Given records:
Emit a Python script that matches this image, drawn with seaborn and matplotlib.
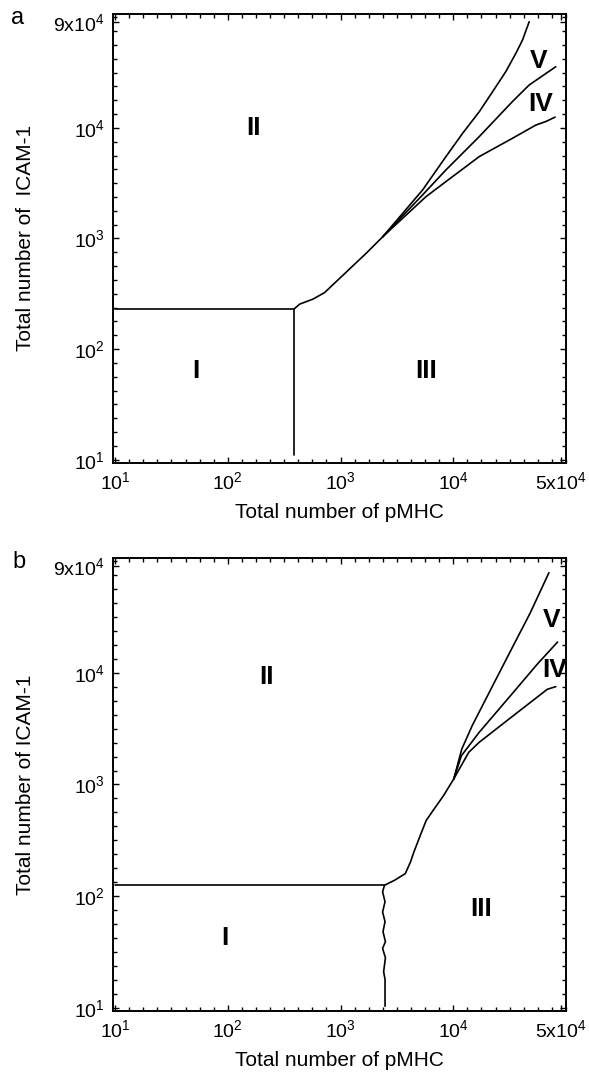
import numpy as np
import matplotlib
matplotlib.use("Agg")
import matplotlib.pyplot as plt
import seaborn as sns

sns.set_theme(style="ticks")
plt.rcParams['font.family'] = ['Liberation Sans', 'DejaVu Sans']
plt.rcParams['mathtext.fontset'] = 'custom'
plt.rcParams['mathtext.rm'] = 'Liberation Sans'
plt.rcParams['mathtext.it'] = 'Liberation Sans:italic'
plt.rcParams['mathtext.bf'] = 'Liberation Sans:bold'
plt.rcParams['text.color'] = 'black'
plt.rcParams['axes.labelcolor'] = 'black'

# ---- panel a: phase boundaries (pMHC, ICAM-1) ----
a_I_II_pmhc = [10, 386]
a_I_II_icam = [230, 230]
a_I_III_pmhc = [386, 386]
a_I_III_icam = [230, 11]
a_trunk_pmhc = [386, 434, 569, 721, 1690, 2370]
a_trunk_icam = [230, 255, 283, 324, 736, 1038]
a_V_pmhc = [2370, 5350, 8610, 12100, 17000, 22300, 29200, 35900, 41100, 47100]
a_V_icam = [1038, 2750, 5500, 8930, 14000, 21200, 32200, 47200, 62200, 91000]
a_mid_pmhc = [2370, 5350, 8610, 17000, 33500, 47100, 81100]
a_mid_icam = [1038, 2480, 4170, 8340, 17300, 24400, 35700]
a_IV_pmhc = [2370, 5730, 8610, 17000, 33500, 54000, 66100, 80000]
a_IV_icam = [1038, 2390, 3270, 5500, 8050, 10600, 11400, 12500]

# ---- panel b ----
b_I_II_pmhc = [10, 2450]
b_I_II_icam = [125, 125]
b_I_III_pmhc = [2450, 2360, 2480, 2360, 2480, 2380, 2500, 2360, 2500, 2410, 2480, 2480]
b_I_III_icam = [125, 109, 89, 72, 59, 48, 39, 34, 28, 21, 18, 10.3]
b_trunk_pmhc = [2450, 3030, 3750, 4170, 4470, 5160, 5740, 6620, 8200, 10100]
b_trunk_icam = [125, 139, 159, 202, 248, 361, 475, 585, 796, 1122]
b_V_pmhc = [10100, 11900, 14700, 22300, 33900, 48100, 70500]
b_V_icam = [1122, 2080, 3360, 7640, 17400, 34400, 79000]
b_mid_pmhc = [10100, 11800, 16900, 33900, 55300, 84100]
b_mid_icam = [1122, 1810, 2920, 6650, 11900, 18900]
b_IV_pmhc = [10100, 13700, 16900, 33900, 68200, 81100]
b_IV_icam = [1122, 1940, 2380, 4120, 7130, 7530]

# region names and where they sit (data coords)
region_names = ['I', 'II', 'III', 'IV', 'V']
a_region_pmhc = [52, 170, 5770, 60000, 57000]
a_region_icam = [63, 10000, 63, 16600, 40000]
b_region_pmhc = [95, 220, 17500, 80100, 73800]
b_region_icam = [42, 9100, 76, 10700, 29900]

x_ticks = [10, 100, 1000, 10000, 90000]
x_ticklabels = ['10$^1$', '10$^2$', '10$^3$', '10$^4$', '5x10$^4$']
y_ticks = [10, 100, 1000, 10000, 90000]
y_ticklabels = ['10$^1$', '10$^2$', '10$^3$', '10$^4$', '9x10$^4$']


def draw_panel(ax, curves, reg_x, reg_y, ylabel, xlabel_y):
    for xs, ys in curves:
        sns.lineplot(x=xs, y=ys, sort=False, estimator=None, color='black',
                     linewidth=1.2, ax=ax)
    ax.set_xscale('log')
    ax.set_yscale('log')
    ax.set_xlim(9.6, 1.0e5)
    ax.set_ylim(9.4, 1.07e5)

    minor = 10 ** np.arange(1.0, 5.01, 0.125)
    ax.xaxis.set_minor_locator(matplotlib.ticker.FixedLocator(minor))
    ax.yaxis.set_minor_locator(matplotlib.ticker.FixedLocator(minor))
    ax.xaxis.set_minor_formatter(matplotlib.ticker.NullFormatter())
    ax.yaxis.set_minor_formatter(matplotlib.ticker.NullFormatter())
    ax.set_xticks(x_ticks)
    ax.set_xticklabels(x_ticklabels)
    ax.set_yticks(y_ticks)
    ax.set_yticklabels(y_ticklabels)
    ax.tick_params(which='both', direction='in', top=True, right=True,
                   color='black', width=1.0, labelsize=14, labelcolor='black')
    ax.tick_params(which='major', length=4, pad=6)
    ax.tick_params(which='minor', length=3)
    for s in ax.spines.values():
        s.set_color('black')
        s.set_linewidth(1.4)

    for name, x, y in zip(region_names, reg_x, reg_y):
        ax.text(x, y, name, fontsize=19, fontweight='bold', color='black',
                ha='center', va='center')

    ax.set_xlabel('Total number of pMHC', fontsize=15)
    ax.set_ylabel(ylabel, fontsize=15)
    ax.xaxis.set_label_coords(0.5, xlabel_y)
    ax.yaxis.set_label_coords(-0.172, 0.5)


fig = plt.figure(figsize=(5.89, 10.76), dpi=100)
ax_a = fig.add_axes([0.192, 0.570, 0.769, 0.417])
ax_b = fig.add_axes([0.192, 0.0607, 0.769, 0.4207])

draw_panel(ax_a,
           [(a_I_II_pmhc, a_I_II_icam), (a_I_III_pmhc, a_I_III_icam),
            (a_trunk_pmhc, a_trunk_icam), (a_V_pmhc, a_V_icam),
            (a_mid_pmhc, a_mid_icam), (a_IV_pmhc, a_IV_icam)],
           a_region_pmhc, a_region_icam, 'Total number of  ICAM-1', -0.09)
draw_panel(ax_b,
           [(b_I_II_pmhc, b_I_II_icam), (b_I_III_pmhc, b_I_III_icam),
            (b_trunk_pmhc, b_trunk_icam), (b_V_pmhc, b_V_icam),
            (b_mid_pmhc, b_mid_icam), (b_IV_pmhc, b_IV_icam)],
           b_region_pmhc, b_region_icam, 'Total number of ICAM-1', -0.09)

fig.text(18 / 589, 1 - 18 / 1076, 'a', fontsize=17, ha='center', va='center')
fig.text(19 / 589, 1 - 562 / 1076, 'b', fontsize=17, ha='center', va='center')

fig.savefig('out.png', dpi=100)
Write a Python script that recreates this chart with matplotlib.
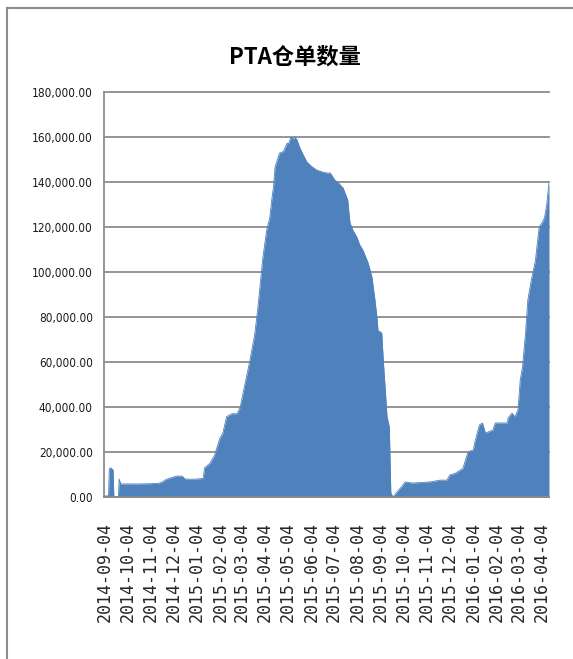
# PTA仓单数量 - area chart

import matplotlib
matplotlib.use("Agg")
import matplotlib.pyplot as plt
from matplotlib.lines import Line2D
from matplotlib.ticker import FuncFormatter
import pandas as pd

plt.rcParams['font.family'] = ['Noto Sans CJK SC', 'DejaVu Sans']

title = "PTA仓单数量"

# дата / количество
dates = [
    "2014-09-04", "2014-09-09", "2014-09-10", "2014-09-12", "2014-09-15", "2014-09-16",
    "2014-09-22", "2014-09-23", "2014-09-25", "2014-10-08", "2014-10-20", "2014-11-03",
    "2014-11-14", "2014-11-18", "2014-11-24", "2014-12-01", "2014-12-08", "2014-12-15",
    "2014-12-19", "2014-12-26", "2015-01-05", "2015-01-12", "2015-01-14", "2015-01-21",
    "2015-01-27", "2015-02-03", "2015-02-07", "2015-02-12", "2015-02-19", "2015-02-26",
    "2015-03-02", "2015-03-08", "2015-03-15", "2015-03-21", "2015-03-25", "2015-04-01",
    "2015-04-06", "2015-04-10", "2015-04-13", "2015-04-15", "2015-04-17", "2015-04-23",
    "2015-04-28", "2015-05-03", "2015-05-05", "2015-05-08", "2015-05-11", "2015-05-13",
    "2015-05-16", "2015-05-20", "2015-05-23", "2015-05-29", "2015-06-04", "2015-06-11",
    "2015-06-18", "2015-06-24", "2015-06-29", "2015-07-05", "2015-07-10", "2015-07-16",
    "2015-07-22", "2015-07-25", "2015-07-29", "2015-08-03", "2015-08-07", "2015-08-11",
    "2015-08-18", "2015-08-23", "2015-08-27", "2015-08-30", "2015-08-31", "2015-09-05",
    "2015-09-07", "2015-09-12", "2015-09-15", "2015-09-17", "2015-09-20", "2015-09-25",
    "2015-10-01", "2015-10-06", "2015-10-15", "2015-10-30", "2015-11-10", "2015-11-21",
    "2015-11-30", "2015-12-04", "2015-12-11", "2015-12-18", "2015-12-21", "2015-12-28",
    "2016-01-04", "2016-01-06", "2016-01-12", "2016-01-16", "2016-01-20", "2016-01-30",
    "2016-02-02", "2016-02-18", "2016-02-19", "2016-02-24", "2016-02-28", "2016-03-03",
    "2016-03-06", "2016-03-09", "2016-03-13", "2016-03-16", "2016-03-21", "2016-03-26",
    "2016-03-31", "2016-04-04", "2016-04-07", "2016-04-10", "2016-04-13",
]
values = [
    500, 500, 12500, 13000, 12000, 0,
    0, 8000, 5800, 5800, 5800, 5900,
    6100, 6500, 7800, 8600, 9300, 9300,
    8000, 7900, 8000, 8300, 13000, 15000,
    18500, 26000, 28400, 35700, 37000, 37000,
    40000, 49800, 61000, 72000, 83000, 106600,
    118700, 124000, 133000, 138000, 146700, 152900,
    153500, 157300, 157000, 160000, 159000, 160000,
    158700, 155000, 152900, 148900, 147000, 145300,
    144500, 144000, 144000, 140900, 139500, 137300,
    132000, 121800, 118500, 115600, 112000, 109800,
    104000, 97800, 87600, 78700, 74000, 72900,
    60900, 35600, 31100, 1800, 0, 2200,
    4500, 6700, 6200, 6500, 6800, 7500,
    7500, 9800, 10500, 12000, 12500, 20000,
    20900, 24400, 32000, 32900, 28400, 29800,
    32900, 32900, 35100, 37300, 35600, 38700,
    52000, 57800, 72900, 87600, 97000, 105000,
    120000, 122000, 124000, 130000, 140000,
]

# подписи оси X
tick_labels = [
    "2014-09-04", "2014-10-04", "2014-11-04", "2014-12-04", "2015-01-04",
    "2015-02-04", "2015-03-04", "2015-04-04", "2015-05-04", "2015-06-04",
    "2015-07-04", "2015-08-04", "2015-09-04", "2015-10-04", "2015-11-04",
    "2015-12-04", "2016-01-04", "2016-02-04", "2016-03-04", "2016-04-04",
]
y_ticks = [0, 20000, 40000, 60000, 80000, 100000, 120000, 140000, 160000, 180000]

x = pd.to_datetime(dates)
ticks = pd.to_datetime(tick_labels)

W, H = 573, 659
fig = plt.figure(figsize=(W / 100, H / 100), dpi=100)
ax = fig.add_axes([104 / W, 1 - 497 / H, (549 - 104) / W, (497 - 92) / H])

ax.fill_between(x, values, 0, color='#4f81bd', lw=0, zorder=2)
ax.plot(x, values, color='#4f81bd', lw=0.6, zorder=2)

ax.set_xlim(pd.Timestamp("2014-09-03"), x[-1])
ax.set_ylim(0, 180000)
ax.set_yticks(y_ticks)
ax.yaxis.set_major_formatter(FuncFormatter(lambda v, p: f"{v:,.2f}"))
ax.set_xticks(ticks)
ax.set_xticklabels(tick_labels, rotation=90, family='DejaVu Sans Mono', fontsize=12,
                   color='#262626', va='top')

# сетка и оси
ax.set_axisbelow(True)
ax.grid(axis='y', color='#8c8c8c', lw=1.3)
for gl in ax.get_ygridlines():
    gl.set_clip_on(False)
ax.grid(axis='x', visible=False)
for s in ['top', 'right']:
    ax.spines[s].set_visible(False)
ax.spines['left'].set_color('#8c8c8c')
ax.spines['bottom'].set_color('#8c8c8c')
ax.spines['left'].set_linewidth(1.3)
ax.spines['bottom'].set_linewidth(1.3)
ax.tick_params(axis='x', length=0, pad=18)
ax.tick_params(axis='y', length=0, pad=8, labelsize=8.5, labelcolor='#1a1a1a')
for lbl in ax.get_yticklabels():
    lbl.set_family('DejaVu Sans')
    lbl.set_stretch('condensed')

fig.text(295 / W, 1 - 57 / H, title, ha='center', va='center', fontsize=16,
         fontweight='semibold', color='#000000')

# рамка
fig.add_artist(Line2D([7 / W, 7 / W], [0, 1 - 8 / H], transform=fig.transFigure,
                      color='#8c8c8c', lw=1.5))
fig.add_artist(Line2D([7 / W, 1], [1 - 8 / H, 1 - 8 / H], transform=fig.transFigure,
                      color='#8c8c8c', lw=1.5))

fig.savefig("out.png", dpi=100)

Required work: Repeat only the lines from the beginning of the material through the line containing "b_IV_icam = [1122, 1940, 2380, 4120, 7130, 7530]", both ends kept, leaving pictures out.

Problem solution:
Emit a Python script that matches this image, drawn with seaborn and matplotlib.
import numpy as np
import matplotlib
matplotlib.use("Agg")
import matplotlib.pyplot as plt
import seaborn as sns

sns.set_theme(style="ticks")
plt.rcParams['font.family'] = ['Liberation Sans', 'DejaVu Sans']
plt.rcParams['mathtext.fontset'] = 'custom'
plt.rcParams['mathtext.rm'] = 'Liberation Sans'
plt.rcParams['mathtext.it'] = 'Liberation Sans:italic'
plt.rcParams['mathtext.bf'] = 'Liberation Sans:bold'
plt.rcParams['text.color'] = 'black'
plt.rcParams['axes.labelcolor'] = 'black'

# ---- panel a: phase boundaries (pMHC, ICAM-1) ----
a_I_II_pmhc = [10, 386]
a_I_II_icam = [230, 230]
a_I_III_pmhc = [386, 386]
a_I_III_icam = [230, 11]
a_trunk_pmhc = [386, 434, 569, 721, 1690, 2370]
a_trunk_icam = [230, 255, 283, 324, 736, 1038]
a_V_pmhc = [2370, 5350, 8610, 12100, 17000, 22300, 29200, 35900, 41100, 47100]
a_V_icam = [1038, 2750, 5500, 8930, 14000, 21200, 32200, 47200, 62200, 91000]
a_mid_pmhc = [2370, 5350, 8610, 17000, 33500, 47100, 81100]
a_mid_icam = [1038, 2480, 4170, 8340, 17300, 24400, 35700]
a_IV_pmhc = [2370, 5730, 8610, 17000, 33500, 54000, 66100, 80000]
a_IV_icam = [1038, 2390, 3270, 5500, 8050, 10600, 11400, 12500]

# ---- panel b ----
b_I_II_pmhc = [10, 2450]
b_I_II_icam = [125, 125]
b_I_III_pmhc = [2450, 2360, 2480, 2360, 2480, 2380, 2500, 2360, 2500, 2410, 2480, 2480]
b_I_III_icam = [125, 109, 89, 72, 59, 48, 39, 34, 28, 21, 18, 10.3]
b_trunk_pmhc = [2450, 3030, 3750, 4170, 4470, 5160, 5740, 6620, 8200, 10100]
b_trunk_icam = [125, 139, 159, 202, 248, 361, 475, 585, 796, 1122]
b_V_pmhc = [10100, 11900, 14700, 22300, 33900, 48100, 70500]
b_V_icam = [1122, 2080, 3360, 7640, 17400, 34400, 79000]
b_mid_pmhc = [10100, 11800, 16900, 33900, 55300, 84100]
b_mid_icam = [1122, 1810, 2920, 6650, 11900, 18900]
b_IV_pmhc = [10100, 13700, 16900, 33900, 68200, 81100]
b_IV_icam = [1122, 1940, 2380, 4120, 7130, 7530]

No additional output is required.